Blog

How to Integrate Tungsten Clustering Monitoring Tools with PagerDuty Alerts

Overview

The Skinny

In this blog post we will discuss how to best integrate various Continuent-bundled cluster monitoring solutions with PagerDuty (pagerduty.com), a popular alerting service.

Agenda

What's Here?

  • Briefly explore the bundled cluster monitoring tools
  • Describe the procedure for establishing alerting via PagerDuty
  • Examine some of the multiple monitoring tools included with the Continuent Tungsten Clustering software, and provide examples of how to send an email to PagerDuty from each of the tools.

Exploring the Bundled Cluster Monitoring Tools

A Brief Summary

Continuent provides multiple methods out of the box to monitor the cluster health. The most popular is the suite of Nagios/NRPE scripts (i.e. cluster-home/bin/check_tungsten_*). We also have Zabbix scripts (i.e. cluster-home/bin/zabbix_tungsten_*). Additionally, there is a standalone script available, tungsten_monitor, based upon the shared Ruby-based tpm libraries. We also include a very old shell script called check_tungsten.sh, but it is obsolete.
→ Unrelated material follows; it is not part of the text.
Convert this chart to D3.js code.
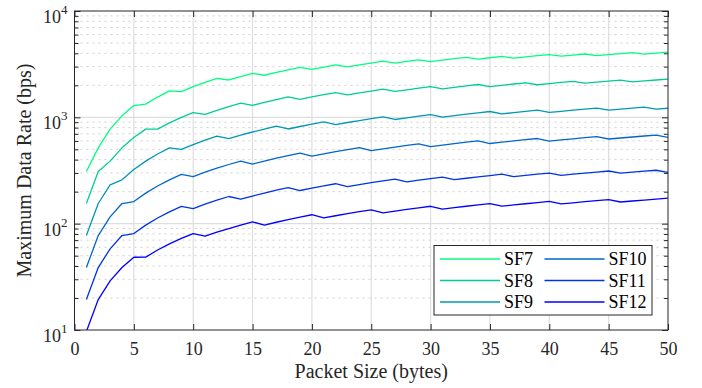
<!DOCTYPE html>
<html>
<head>
<meta charset="utf-8">
<script src="https://cdn.jsdelivr.net/npm/d3@7"></script>
<style>
  body { margin: 0; background: #fff; }
</style>
</head>
<body>
<script>
// packet sizes on the x axis (bytes)
let packetSize = [1,2,3,4,5,6,7,8,9,10,11,12,13,14,15,16,17,18,19,20,21,22,23,24,25,
    26,27,28,29,30,31,32,33,34,35,36,37,38,39,40,41,42,43,44,45,46,47,48,49,50];

// maximum data rate (bps) per spreading factor
let sf7 = [309.4,516.5,774.8,1033.1,1291.3,1329.8,1551.4,1773.0,1746.9,1941.0,2135.1,2329.2,2244.5,2417.1,2589.8,
    2487.6,2643.0,2798.5,2954.0,2828.1,2969.5,3110.9,2982.4,3112.0,3241.7,3371.4,3232.8,3352.5,3472.2,3336.3,
    3447.5,3558.7,3670.0,3529.9,3633.7,3737.5,3602.0,3699.4,3796.7,3894.1,3757.3,3849.0,3940.6,3808.9,3895.4,
    3982.0,4068.6,3937.0,4019.0,4101.0];
let sf8 = [154.7,309.4,387.4,516.5,645.7,774.8,775.7,886.5,997.3,1108.2,1067.5,1164.6,1261.6,1358.7,1294.9,
    1381.2,1467.5,1553.9,1477.0,1554.7,1632.5,1710.2,1626.1,1696.8,1767.5,1838.2,1750.5,1815.4,1880.2,1945.0,
    1855.8,1915.7,1975.6,2035.4,1946.2,2001.8,2057.4,2113.0,2024.5,2076.4,2128.3,2180.2,2093.1,2141.7,2190.4,
    2239.1,2153.6,2199.4,2245.2,2291.1];
let sf9 = [77.35,154.7,232.1,258.3,322.8,387.4,452.0,516.5,498.7,554.1,609.5,664.9,630.8,679.3,727.9,
    776.4,824.9,776.9,820.1,863.3,906.4,855.1,894.0,932.8,971.7,1010.6,954.5,989.8,1025.2,1060.5,
    1004.9,1037.3,1069.8,1102.2,1134.6,1077.6,1107.5,1137.5,1167.4,1112.1,1139.9,1167.7,1195.5,1223.3,1168.0,
    1193.9,1219.9,1245.8,1192.6,1216.9];
let sf10 = [38.68,77.35,116.0,154.7,161.4,193.7,226.0,258.3,290.5,277.0,304.7,332.4,360.1,387.9,363.9,
    388.2,412.5,436.7,461.0,431.6,453.2,474.8,496.4,518.0,485.8,505.3,524.7,544.1,563.6,530.3,
    547.9,565.6,583.3,601.0,567.3,583.5,599.7,615.9,632.1,598.7,613.6,628.6,643.6,658.5,625.6,
    639.5,653.4,667.3,681.2,648.9];
let sf11 = [19.34,38.68,58.01,77.35,80.71,96.85,112.99,129.13,145.27,138.52,152.37,166.22,180.08,169.84,181.97,
    194.10,206.23,218.36,205.02,215.82,226.61,237.40,223.49,233.21,242.93,252.64,262.36,247.45,256.29,265.13,
    273.97,259.34,267.44,275.54,283.65,291.75,276.88,284.36,291.85,299.33,284.97,291.93,298.88,305.83,312.78,
    298.48,304.97,311.46,317.95,304.22];
let sf12 = [9.67,19.34,29.01,38.68,48.35,48.42,56.50,64.57,72.64,80.71,76.19,83.11,90.04,96.96,103.89,
    97.05,103.11,109.18,115.25,121.31,113.30,118.70,124.09,129.49,134.88,126.32,131.18,136.04,140.90,145.76,
    136.98,141.40,145.82,150.24,154.66,145.88,149.93,153.98,158.03,162.08,153.41,157.15,160.89,164.63,168.37,
    159.87,163.34,166.82,170.29,173.77];

let seriesNames = ["SF7", "SF8", "SF9", "SF10", "SF11", "SF12"];
let seriesColors = ["#00ff80", "#00cc99", "#0099b3", "#0066cc", "#0033e6", "#0000ff"];

// tick values
let xTicks = [0, 5, 10, 15, 20, 25, 30, 35, 40, 45, 50];
let yTicks = [10, 100, 1000, 10000];
let yTickExp = ["1", "2", "3", "4"];

let width = 702, height = 388;
let plot = {left: 74.5, right: 668, top: 11, bottom: 330};
let axisColor = "#262626";

let svg = d3.select("body")
    .append("svg")
    .attr("width", width)
    .attr("height", height)
    .style("font-family", "'Liberation Serif', 'Times New Roman', serif");

let x = d3.scaleLinear()
    .domain([0, 50])
    .range([plot.left, plot.right]);

let y = d3.scaleLog()
    .domain([10, 10000])
    .range([plot.bottom, plot.top]);

// minor tick values for the log axis: 2..9 of every decade
let yMinor = [];
[10, 100, 1000].forEach(d => {
    for (let m = 2; m <= 9; m++) yMinor.push(d * m);
});

// minor grid (dotted)
svg.append("g")
    .selectAll("line")
    .data(yMinor)
    .enter().append("line")
    .attr("x1", plot.left).attr("x2", plot.right)
    .attr("y1", d => y(d)).attr("y2", d => y(d))
    .attr("stroke", "#cfcfcf")
    .attr("stroke-width", 1)
    .attr("stroke-dasharray", "2,4");

// major grid
svg.append("g")
    .selectAll("line")
    .data(yTicks.slice(1, -1))
    .enter().append("line")
    .attr("x1", plot.left).attr("x2", plot.right)
    .attr("y1", d => y(d)).attr("y2", d => y(d))
    .attr("stroke", "#dedede")
    .attr("stroke-width", 1.2);

svg.append("g")
    .selectAll("line")
    .data(xTicks.slice(1, -1))
    .enter().append("line")
    .attr("x1", d => x(d)).attr("x2", d => x(d))
    .attr("y1", plot.top).attr("y2", plot.bottom)
    .attr("stroke", "#dedede")
    .attr("stroke-width", 1.2);

// clip the curves to the plot box
svg.append("clipPath")
    .attr("id", "plotClip")
    .append("rect")
    .attr("x", plot.left).attr("y", plot.top)
    .attr("width", plot.right - plot.left)
    .attr("height", plot.bottom - plot.top);

let allSeries = [sf7, sf8, sf9, sf10, sf11, sf12];

let line = d3.line()
    .x((d, i) => x(packetSize[i]))
    .y(d => y(d));

svg.append("g")
    .attr("clip-path", "url(#plotClip)")
    .selectAll("path")
    .data(allSeries)
    .enter().append("path")
    .attr("d", d => line(d))
    .attr("fill", "none")
    .attr("stroke", (d, i) => seriesColors[i])
    .attr("stroke-width", 1.3)
    .attr("stroke-linejoin", "round");

// axes (ticks point inwards)
let xBottom = svg.append("g")
    .attr("transform", `translate(0, ${plot.bottom})`)
    .call(d3.axisBottom(x).tickValues(xTicks).tickSize(-6).tickPadding(12).tickSizeOuter(0));
let xTop = svg.append("g")
    .attr("transform", `translate(0, ${plot.top})`)
    .call(d3.axisTop(x).tickValues(xTicks).tickSize(-6).tickFormat("").tickSizeOuter(0));

let yLeftMinor = svg.append("g")
    .attr("transform", `translate(${plot.left}, 0)`)
    .call(d3.axisLeft(y).tickValues(yMinor).tickSize(-4).tickFormat("").tickSizeOuter(0));
let yRightMinor = svg.append("g")
    .attr("transform", `translate(${plot.right}, 0)`)
    .call(d3.axisRight(y).tickValues(yMinor).tickSize(-4).tickFormat("").tickSizeOuter(0));
let yLeft = svg.append("g")
    .attr("transform", `translate(${plot.left}, 0)`)
    .call(d3.axisLeft(y).tickValues(yTicks).tickSize(-6).tickFormat("").tickSizeOuter(0));
let yRight = svg.append("g")
    .attr("transform", `translate(${plot.right}, 0)`)
    .call(d3.axisRight(y).tickValues(yTicks).tickSize(-6).tickFormat("").tickSizeOuter(0));

[xBottom, xTop, yLeftMinor, yRightMinor, yLeft, yRight].forEach(g => {
    g.select(".domain").remove();
    g.selectAll(".tick line").attr("stroke", axisColor).attr("stroke-width", 1);
});

xBottom.selectAll(".tick text")
    .attr("fill", axisColor)
    .style("font-family", "'Liberation Serif', serif")
    .style("font-size", "18px");

// y tick labels as 10^n
let yLabels = svg.append("g")
    .selectAll("text")
    .data(yTicks)
    .enter().append("text")
    .attr("x", plot.left - 7)
    .attr("y", d => y(d) + 12)
    .attr("text-anchor", "end")
    .attr("fill", axisColor)
    .style("font-size", "18px");
yLabels.append("tspan").text("10");
yLabels.append("tspan")
    .attr("dy", -9)
    .style("font-size", "13px")
    .text((d, i) => yTickExp[i]);

// plot box
svg.append("rect")
    .attr("x", plot.left).attr("y", plot.top)
    .attr("width", plot.right - plot.left)
    .attr("height", plot.bottom - plot.top)
    .attr("fill", "none")
    .attr("stroke", axisColor)
    .attr("stroke-width", 1);

// axis titles
svg.append("text")
    .attr("x", (plot.left + plot.right) / 2)
    .attr("y", 378)
    .attr("text-anchor", "middle")
    .attr("fill", axisColor)
    .style("font-size", "20px")
    .text("Packet Size (bytes)");

svg.append("text")
    .attr("transform", `translate(31, ${(plot.top + plot.bottom) / 2}) rotate(-90)`)
    .attr("text-anchor", "middle")
    .attr("fill", axisColor)
    .style("font-size", "20px")
    .text("Maximum Data Rate (bps)");

// legend
let legend = svg.append("g");
legend.append("rect")
    .attr("x", 434).attr("y", 245.5)
    .attr("width", 218).attr("height", 69.5)
    .attr("fill", "#fff")
    .attr("stroke", axisColor)
    .attr("stroke-width", 1);

let entry = legend.selectAll(".entry")
    .data(seriesNames)
    .enter().append("g")
    .attr("class", "entry")
    .attr("transform", (d, i) => `translate(${i < 3 ? 440 : 544.5}, ${259 + (i % 3) * 21.5})`);

entry.append("line")
    .attr("x1", 0).attr("x2", 60)
    .attr("stroke", (d, i) => seriesColors[i])
    .attr("stroke-width", 1.5);

entry.append("text")
    .attr("x", 64)
    .attr("y", 6)
    .attr("fill", "#000")
    .style("font-size", "18px")
    .text(d => d);
</script>
</body>
</html>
Implementing a Simple PagerDuty Alert

How To Add a PagerDuty Email Endpoint for Alerting

  • Create a new user to get the alerts:
    Configuration -> Users -> Click on the [+ Add Users] button
    • Enter the desired email address and invite. Be sure to respond to the invitation before proceeding.
  • Create a new escalation policy:
    Configuration -> Escalation Policies -> Click on the [+ New Escalation Policy] button
    • Enter the policy name at the top, i.e. Continuent Alert Escalation Policy
    • "Notify the following users or schedules" - click in the box and select the new user created in the first step
    • "escalates after" Set to 1 minute, or your desired value
    • "If no one acknowledges, repeat this policy X times" - set to 1 time, or your desired value
    • Finally, click on the green [Save] button at the bottom
  • Create a new service:
    Configuration -> Services -> Click on the [+ New Service] button
    • General Settings: Name - Enter the service name, i.e. Continuent Alert Emails from Monitoring (what you type in this box will automatically populate the
    • Integration Settings: Integration Type - Click on the second radio choice "Integrate via email"
    • Integration Settings: Integration Name - Email (automatically set for you, no action needed here)
    • Integration Settings: Integration Email - Adjust this email address, i.e. alerts, then copy this email address into a notepad for use later
    • Incident Settings: Escalation Policy - Select the Escalation Policy you created in the third step, i.e. "Continuent Alert Escalation Policy"
    • Incident Settings: Incident Timeouts - Check the box in front of Auto-resolution
    • Finally, click on the green [Add Service] button at the bottom

At this point, you should have an email address like "alerts@yourCompany.pagerduty.com" available for testing.

Go ahead and send a test email to that email address to make sure the alerting is working.

If the test works, you have successfully setup a PagerDuty email endpoint to use for alerting, congratulations!

How to Send Alerts to PagerDuty using the tungsten_monitor Script

Invoking the Bundled Script via cron

The tungsten_monitor script provides a mechanism for monitoring the cluster state when monitoring tools like Nagios aren't available.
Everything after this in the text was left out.